Geleceğin Yönetim Senaryoları: Özgürlük ve Kontrol Arasında
Geleceğin dünyasında demokrasi, bireylerin içsel durumlarıyla yönetim biçimleri arasındaki ilişkiyi yeniden tanımlayabilir. Teknolojik gelişmeler, bireylerin tutkularını ve karar alma süreçlerini manipüle etme potansiyeline sahipken, Spinoza’nın akıl temelli özgürleşme ideali, bireylerin bu manipülasyonlara karşı bilinçli bir direnç geliştirmesini gerektirir. Örneğin, yapay zeka ve veri analitiği, bireylerin tercihlerini öngörebilir ve yönlendirebilir; bu, Aristoteles’in çoğunluğun iradesine duyduğu kuşkuyu haklı çıkarabilir. Öte yandan, Spinoza’nın iyimserliği, bireylerin aklı rehber edinerek bu tür etkilere karşı koyabileceğini önerir. Jung’un perspektifinden bakıldığında, geleceğin yönetim sistemleri, bireylerin kolektif bilinçdışını anlamaya ve yönlendirmeye çalışabilir; bu, hem birleştirici hem de manipülatif bir potansiyel taşır. Freud’un kitle psikolojisi ise, teknolojik denetim mekanizmalarının bireylerin bilinçdışındaki arzuları nasıl harekete geçirebileceğine işaret eder. Bu senaryolar, bireyin özgürlüğünü koruma çabasıyla, toplumu kontrol etme eğilimi arasında bir gerilim yaratır. Geleceğin demokrasileri, bireylerin içsel dengesini destekleyen yapılar mı olacak, yoksa tutkuların ve teknolojinin yönlendirdiği bir çoğunluk iradesine mi teslim olacak?

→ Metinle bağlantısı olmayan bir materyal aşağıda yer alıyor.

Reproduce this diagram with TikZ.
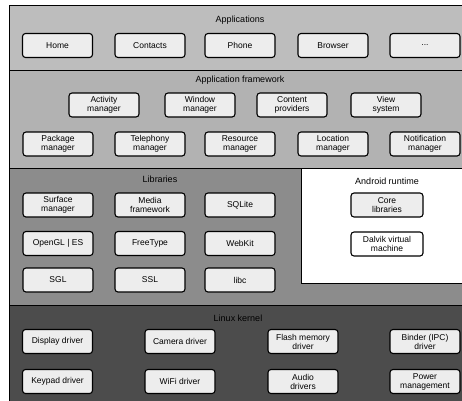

Toplumun Geleceği: İnsan Doğasının Sınırları
Spinoza ve Aristoteles’in birey-toplum ilişkisine yaklaşımları, Jung ve Freud’un insan doğasına dair analizleriyle birleştiğinde, demokrasinin hem bireysel hem de kolektif boyutlarını anlamak için zengin bir çerçeve sunar. Spinoza’nın akıl ve tutku arasındaki gerilimi çözme umudu, bireylerin kendi doğalarını anlamasıyla mümkünken, Aristoteles’in erdem etiği, bu çabanın toplumsal bir bağlamda anlam kazandığını gösterir. Jung ve Freud, bu tartışmaya bireyin bilinçdışının karmaşıklığını ekler; Jung, bireyin kendini gerçekleştirme potansiyeline odaklanırken, Freud, insan doğasının karanlık yönlerine vurgu yapar. Geleceğin dünyasında, bu yaklaşımlar, bireylerin özgürlüğünü koruma ve toplumu bir arada tutma arasında bir denge kurma çabasına rehberlik edebilir. Ancak, teknolojik ve toplumsal dönüşümler, bireyin içsel dünyasını ve kolektif iradeyi nasıl şekillendirecek? Bu, hem bireyin hem de toplumun doğasını yeniden düşünmeyi gerektiriyor.